Destination : 151 , De Père en fils


papadepapier

J’avais huit ans peut-être, et j’étais à la recherche d’un papa. Un vrai, fort et doux à la fois, avec un gros rire à faire trembler les murs, des mains immenses pouvant bien mieux qu’une pelle creuser un puits dans le sable en un rien de temps. Un père qui aurait toujours une drôle d‘histoire à me raconter pour faire fuir le chagrin qui tente souvent de petites incursions chez moi. Il aurait des tas d’idées farfelues. Par exemple il serait capable de venir me chercher en pleine classe un jeudi matin : il irait chuchoter quelques mots à la maîtresse en prenant un air très embarrassé, alors elle me dirait « Bastien, range tes affaires et suis ton père, tu reviendras lundi ». Et nous partirions main dans la main, sous le regard interrogateur de mes camarades, attendant d’être sortis de l’école et d’avoir passé le coin de la rue pour exploser de rire et partir au galop le long du trottoir : « grand week-end à bâbord, fiston ! » Il m’emmènerait sur la petite place de la contrescarpe et l’on s’assiérait à la terrasse d’un café. Là, sans avoir rien commandé, un serveur ficelé dans son grand tablier noir nous apporterait deux énormes coupes de glace. Je dégusterais la mienne en me noyant dans le bleu de son regard…

J’étais donc tout à mes recherches. Je croisais bien parfois des hommes à qui le poste aurait peut-être convenu, mais j’étais conscient que le recrutement était fort délicat… Je me rabattais alors sur les magazines traînant sur la table basse du salon d’attente de l’orphelinat.

Lorsque j’y voyais un homme qui me paraissait correspondre aux critères que je m’étais fixés, je découpais la photo que je rangeais illico dans ma petite boîte à secrets. En quelques mois je disposais de sept photos. Je donnais à chaque nominé un prénom et lui inventais une vie, un caractère, une façon d’être.

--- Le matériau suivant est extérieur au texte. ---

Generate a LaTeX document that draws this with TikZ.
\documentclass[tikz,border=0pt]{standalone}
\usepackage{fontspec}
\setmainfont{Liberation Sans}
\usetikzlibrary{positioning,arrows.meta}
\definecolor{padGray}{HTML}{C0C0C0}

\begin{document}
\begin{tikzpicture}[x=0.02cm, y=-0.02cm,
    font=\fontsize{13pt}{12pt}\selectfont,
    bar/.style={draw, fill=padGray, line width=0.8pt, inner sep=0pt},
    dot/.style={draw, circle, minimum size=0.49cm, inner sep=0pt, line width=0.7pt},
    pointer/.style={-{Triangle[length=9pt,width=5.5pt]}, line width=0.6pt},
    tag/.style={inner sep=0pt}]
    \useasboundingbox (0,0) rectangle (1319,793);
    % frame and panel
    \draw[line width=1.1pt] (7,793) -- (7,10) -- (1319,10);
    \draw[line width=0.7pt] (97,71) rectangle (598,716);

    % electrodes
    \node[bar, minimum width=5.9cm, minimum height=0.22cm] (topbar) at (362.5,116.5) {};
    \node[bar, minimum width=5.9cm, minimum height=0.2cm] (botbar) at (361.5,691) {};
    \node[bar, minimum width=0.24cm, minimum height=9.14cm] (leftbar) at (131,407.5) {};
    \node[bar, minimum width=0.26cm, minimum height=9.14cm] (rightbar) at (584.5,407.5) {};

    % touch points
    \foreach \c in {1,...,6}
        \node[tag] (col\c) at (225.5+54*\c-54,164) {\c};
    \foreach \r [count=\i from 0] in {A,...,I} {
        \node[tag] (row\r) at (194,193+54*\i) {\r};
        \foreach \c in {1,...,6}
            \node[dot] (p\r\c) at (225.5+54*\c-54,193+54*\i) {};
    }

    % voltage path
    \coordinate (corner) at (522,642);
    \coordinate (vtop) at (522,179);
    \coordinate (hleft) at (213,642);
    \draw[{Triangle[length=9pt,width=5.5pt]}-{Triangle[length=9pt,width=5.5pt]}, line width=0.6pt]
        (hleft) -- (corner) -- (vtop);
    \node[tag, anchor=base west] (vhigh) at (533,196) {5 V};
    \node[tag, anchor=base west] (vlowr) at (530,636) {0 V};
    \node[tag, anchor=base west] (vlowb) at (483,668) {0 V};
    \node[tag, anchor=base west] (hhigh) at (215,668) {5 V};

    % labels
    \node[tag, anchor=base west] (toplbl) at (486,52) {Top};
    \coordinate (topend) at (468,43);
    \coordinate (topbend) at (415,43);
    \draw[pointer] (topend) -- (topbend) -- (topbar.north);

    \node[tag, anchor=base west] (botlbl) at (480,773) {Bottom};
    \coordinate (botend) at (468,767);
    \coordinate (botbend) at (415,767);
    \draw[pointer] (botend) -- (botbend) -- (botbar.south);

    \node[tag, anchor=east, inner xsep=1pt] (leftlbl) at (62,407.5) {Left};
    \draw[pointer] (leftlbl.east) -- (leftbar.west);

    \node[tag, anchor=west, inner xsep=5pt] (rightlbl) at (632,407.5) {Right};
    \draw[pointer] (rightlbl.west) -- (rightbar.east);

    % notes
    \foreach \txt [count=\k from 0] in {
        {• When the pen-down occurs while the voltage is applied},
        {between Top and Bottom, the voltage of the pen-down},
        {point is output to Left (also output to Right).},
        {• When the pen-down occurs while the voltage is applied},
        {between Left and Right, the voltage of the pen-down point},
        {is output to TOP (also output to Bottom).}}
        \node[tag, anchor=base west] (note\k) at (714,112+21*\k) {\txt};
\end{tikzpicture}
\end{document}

Un jour de grand chagrin, je montais me réfugier au pied de mon lit, ouvris ma boîte et me plongeais dans mes photos secrètes. Je n’en pouvais plus de traîner seul cette solitude, l’élection devait avoir lieu aujourd’hui ! Une à une j’examinais longuement les pères potentiels qui se présentaient devant moi, écoutant ce que chacun avait à me dire. Quels mots pouvaient-ils m’offrir ? parmi les sept, lequel détenait le magique pouvoir de me réconforter ?

C’est alors que j’entendis des bruits montant l’escalier. C’était Claude qui était chargé de regrouper les enfants pour le dîner. Zut ! j’allais devoir reporter mon élection. Allons, pas le temps de m’apitoyer sur mon sort ! Vite ! j’attrapais tous mes nominés et les fourrai dans la boîte que je glissai précipitamment sous mon lit. Oups ! une des photos avait volé à un mètre de moi. Je la pris à la hâte et l’enfoui au fond de ma poche, juste avant d’entendre Claude m’appeler « À table, Bastien, la soupe va refroidir ! ».

L’air de rien, je descendis à la salle à manger. Dans ma poche, ma main caressait mon élu, et le repas eut ce soir là, une saveur unique.

Depuis, je n’ai jamais quitté ce père imaginaire. Avec les années, il a pris différentes formes, tantôt figurine miniature, tantôt dessin plastifié, ou silhouette cartonnée, il m’accompagne dans tous les moments forts de ma vie, ce papa que je nomme en secret « mon papadepapier ».